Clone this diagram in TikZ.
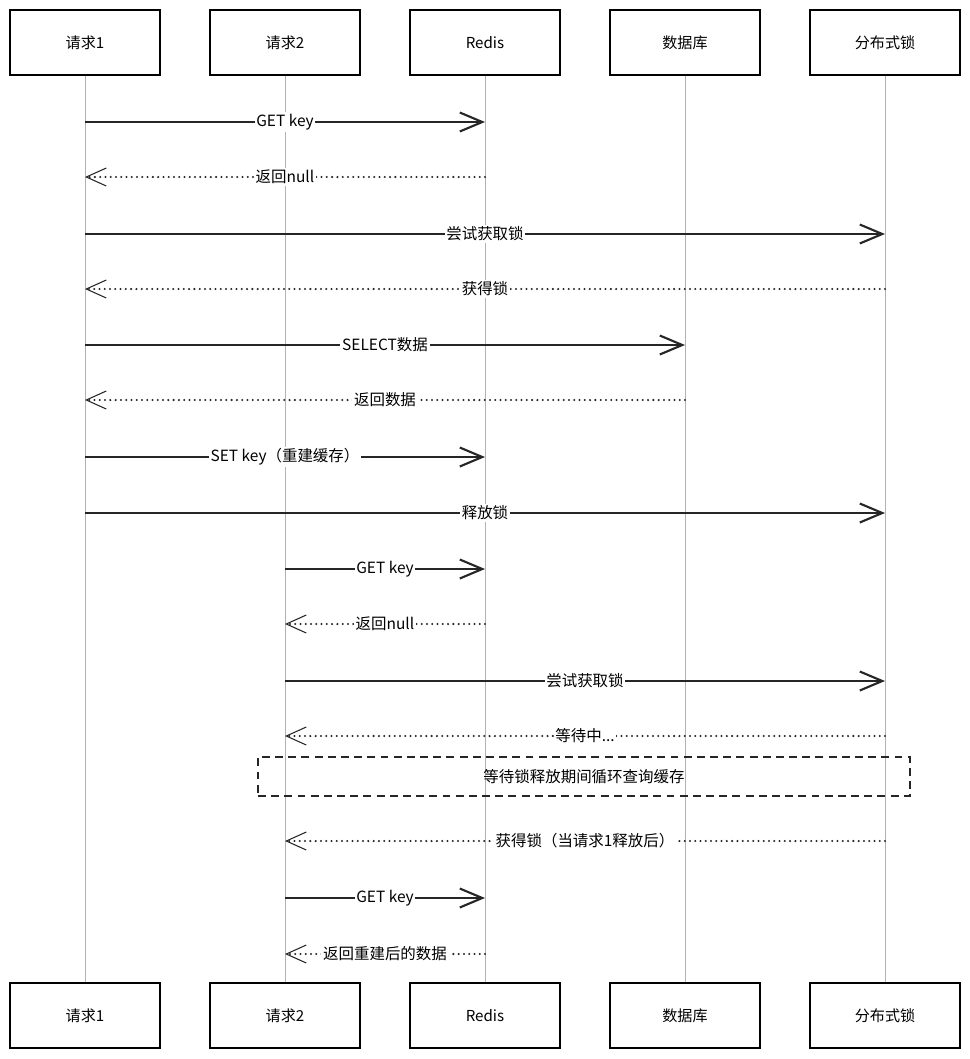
\documentclass[tikz,border=0pt]{standalone}
\usepackage{fontspec}
\setmainfont{Noto Sans CJK SC}
\usetikzlibrary{arrows.meta, positioning}
\tikzstyle{Actor} = [rectangle,
                     minimum width=3cm,
                     minimum height=1.3cm,
                     text centered,
                     draw=black,
                     line width=1.1pt,
                     fill=white,
                     font=\fontsize{8.6pt}{10pt}\selectfont]
\tikzstyle{Life} = [draw=black!30,
                    line width=0.5pt]
\tikzstyle{Call} = [draw=black!85,
                    line width=1.2pt,
                    -{Straight Barb[length=0.45cm, width=0.38cm, line width=1.2pt]}]
\tikzstyle{Reply} = [draw=black!85,
                     line width=1.3pt,
                     line cap=round,
                     dash pattern=on 0pt off 3pt,
                     -{Straight Barb[length=0.4cm, width=0.36cm, line width=0.6pt]}]
\tikzstyle{Msg_Label} = [fill=white,
                         inner sep=1pt,
                         font=\fontsize{8.8pt}{10pt}\selectfont]
\tikzstyle{Loop_Box} = [rectangle,
                        minimum width=13.04cm,
                        minimum height=0.78cm,
                        text centered,
                        draw=black!85,
                        line width=1.1pt,
                        dash pattern=on 4.5pt off 3pt,
                        font=\fontsize{8.8pt}{10pt}\selectfont]

\begin{document}
\begin{tikzpicture}
        \useasboundingbox (0,0) rectangle (19.4,-21.18);

        \node (R1_Top) [Actor] at (1.7,-0.85) {请求1};
        \node (R2_Top) [Actor, right of=R1_Top, xshift=3cm] {请求2};
        \node (Redis_Top) [Actor, right of=R2_Top, xshift=3cm] {Redis};
        \node (DB_Top) [Actor, right of=Redis_Top, xshift=3cm] {数据库};
        \node (Lock_Top) [Actor, right of=DB_Top, xshift=3cm] {分布式锁};

        \node (R1_Bot) [Actor] at (1.7,-20.31) {请求1};
        \node (R2_Bot) [Actor, right of=R1_Bot, xshift=3cm] {请求2};
        \node (Redis_Bot) [Actor, right of=R2_Bot, xshift=3cm] {Redis};
        \node (DB_Bot) [Actor, right of=Redis_Bot, xshift=3cm] {数据库};
        \node (Lock_Bot) [Actor, right of=DB_Bot, xshift=3cm] {分布式锁};

        \draw [Life] (R1_Top) -- (R1_Bot);
        \draw [Life] (R2_Top) -- (R2_Bot);
        \draw [Life] (Redis_Top) -- (Redis_Bot);
        \draw [Life] (DB_Top) -- (DB_Bot);
        \draw [Life] (Lock_Top) -- (Lock_Bot);

        % message rows
        \foreach \n/\y in {1/2.44, 2/3.54, 3/4.68, 4/5.78, 5/6.9, 6/8.0, 7/9.14, 8/10.26,
                           9/11.38, 10/12.48, 11/13.62, 12/14.72, 13/16.82, 14/17.96, 15/19.08}
            \coordinate (Y\n) at (0,-\y);

        \draw [Call] (R1_Top |- Y1) -- node [Msg_Label] {GET key} (Redis_Top |- Y1);
        \draw [Reply] (Redis_Top |- Y2) -- node [Msg_Label] {返回null} (R1_Top |- Y2);
        \draw [Call] (R1_Top |- Y3) -- node [Msg_Label] {尝试获取锁} (Lock_Top |- Y3);
        \draw [Reply] (Lock_Top |- Y4) -- node [Msg_Label] {获得锁} (R1_Top |- Y4);
        \draw [Call] (R1_Top |- Y5) -- node [Msg_Label] {SELECT数据} (DB_Top |- Y5);
        \draw [Reply] (DB_Top |- Y6) -- node [Msg_Label] {返回数据} (R1_Top |- Y6);
        \draw [Call] (R1_Top |- Y7) -- node [Msg_Label] {SET key（重建缓存）} (Redis_Top |- Y7);
        \draw [Call] (R1_Top |- Y8) -- node [Msg_Label] {释放锁} (Lock_Top |- Y8);

        \draw [Call] (R2_Top |- Y9) -- node [Msg_Label] {GET key} (Redis_Top |- Y9);
        \draw [Reply] (Redis_Top |- Y10) -- node [Msg_Label] {返回null} (R2_Top |- Y10);
        \draw [Call] (R2_Top |- Y11) -- node [Msg_Label] {尝试获取锁} (Lock_Top |- Y11);
        \draw [Reply] (Lock_Top |- Y12) -- node [Msg_Label] {等待中...} (R2_Top |- Y12);

        \node (Wait_Loop) [Loop_Box] at (11.68,-15.53) {等待锁释放期间循环查询缓存};

        \draw [Reply] (Lock_Top |- Y13) -- node [Msg_Label] {获得锁（当请求1释放后）} (R2_Top |- Y13);
        \draw [Call] (R2_Top |- Y14) -- node [Msg_Label] {GET key} (Redis_Top |- Y14);
        \draw [Reply] (Redis_Top |- Y15) -- node [Msg_Label] {返回重建后的数据} (R2_Top |- Y15);
    \end{tikzpicture}
\end{document}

Task -> Transcribe all the lines above exactly, apart from the pictures.

Exercise response ->
Clone this diagram in TikZ.
\documentclass[tikz,border=0pt]{standalone}
\usepackage{fontspec}
\setmainfont{Noto Sans CJK SC}
\usetikzlibrary{arrows.meta, positioning}
\tikzstyle{Actor} = [rectangle,
                     minimum width=3cm,
                     minimum height=1.3cm,
                     text centered,
                     draw=black,
                     line width=1.1pt,
                     fill=white,
                     font=\fontsize{8.6pt}{10pt}\selectfont]
\tikzstyle{Life} = [draw=black!30,
                    line width=0.5pt]
\tikzstyle{Call} = [draw=black!85,
                    line width=1.2pt,
                    -{Straight Barb[length=0.45cm, width=0.38cm, line width=1.2pt]}]
\tikzstyle{Reply} = [draw=black!85,
                     line width=1.3pt,
                     line cap=round,
                     dash pattern=on 0pt off 3pt,
                     -{Straight Barb[length=0.4cm, width=0.36cm, line width=0.6pt]}]
\tikzstyle{Msg_Label} = [fill=white,
                         inner sep=1pt,
                         font=\fontsize{8.8pt}{10pt}\selectfont]
\tikzstyle{Loop_Box} = [rectangle,
                        minimum width=13.04cm,
                        minimum height=0.78cm,
                        text centered,
                        draw=black!85,
                        line width=1.1pt,
                        dash pattern=on 4.5pt off 3pt,
                        font=\fontsize{8.8pt}{10pt}\selectfont]

\begin{document}
\begin{tikzpicture}
        \useasboundingbox (0,0) rectangle (19.4,-21.18);

        \node (R1_Top) [Actor] at (1.7,-0.85) {请求1};
        \node (R2_Top) [Actor, right of=R1_Top, xshift=3cm] {请求2};
        \node (Redis_Top) [Actor, right of=R2_Top, xshift=3cm] {Redis};
        \node (DB_Top) [Actor, right of=Redis_Top, xshift=3cm] {数据库};
        \node (Lock_Top) [Actor, right of=DB_Top, xshift=3cm] {分布式锁};

        \node (R1_Bot) [Actor] at (1.7,-20.31) {请求1};
        \node (R2_Bot) [Actor, right of=R1_Bot, xshift=3cm] {请求2};
        \node (Redis_Bot) [Actor, right of=R2_Bot, xshift=3cm] {Redis};
        \node (DB_Bot) [Actor, right of=Redis_Bot, xshift=3cm] {数据库};
        \node (Lock_Bot) [Actor, right of=DB_Bot, xshift=3cm] {分布式锁};

        \draw [Life] (R1_Top) -- (R1_Bot);
        \draw [Life] (R2_Top) -- (R2_Bot);
        \draw [Life] (Redis_Top) -- (Redis_Bot);
        \draw [Life] (DB_Top) -- (DB_Bot);
        \draw [Life] (Lock_Top) -- (Lock_Bot);

        % message rows
        \foreach \n/\y in {1/2.44, 2/3.54, 3/4.68, 4/5.78, 5/6.9, 6/8.0, 7/9.14, 8/10.26,
                           9/11.38, 10/12.48, 11/13.62, 12/14.72, 13/16.82, 14/17.96, 15/19.08}
            \coordinate (Y\n) at (0,-\y);

        \draw [Call] (R1_Top |- Y1) -- node [Msg_Label] {GET key} (Redis_Top |- Y1);
        \draw [Reply] (Redis_Top |- Y2) -- node [Msg_Label] {返回null} (R1_Top |- Y2);
        \draw [Call] (R1_Top |- Y3) -- node [Msg_Label] {尝试获取锁} (Lock_Top |- Y3);
        \draw [Reply] (Lock_Top |- Y4) -- node [Msg_Label] {获得锁} (R1_Top |- Y4);
        \draw [Call] (R1_Top |- Y5) -- node [Msg_Label] {SELECT数据} (DB_Top |- Y5);
        \draw [Reply] (DB_Top |- Y6) -- node [Msg_Label] {返回数据} (R1_Top |- Y6);
        \draw [Call] (R1_Top |- Y7) -- node [Msg_Label] {SET key（重建缓存）} (Redis_Top |- Y7);
        \draw [Call] (R1_Top |- Y8) -- node [Msg_Label] {释放锁} (Lock_Top |- Y8);

        \draw [Call] (R2_Top |- Y9) -- node [Msg_Label] {GET key} (Redis_Top |- Y9);
        \draw [Reply] (Redis_Top |- Y10) -- node [Msg_Label] {返回null} (R2_Top |- Y10);
        \draw [Call] (R2_Top |- Y11) -- node [Msg_Label] {尝试获取锁} (Lock_Top |- Y11);
        \draw [Reply] (Lock_Top |- Y12) -- node [Msg_Label] {等待中...} (R2_Top |- Y12);

        \node (Wait_Loop) [Loop_Box] at (11.68,-15.53) {等待锁释放期间循环查询缓存};

        \draw [Reply] (Lock_Top |- Y13) -- node [Msg_Label] {获得锁（当请求1释放后）} (R2_Top |- Y13);
        \draw [Call] (R2_Top |- Y14) -- node [Msg_Label] {GET key} (Redis_Top |- Y14);
        \draw [Reply] (Redis_Top |- Y15) -- node [Msg_Label] {返回重建后的数据} (R2_Top |- Y15);
    \end{tikzpicture}
\end{document}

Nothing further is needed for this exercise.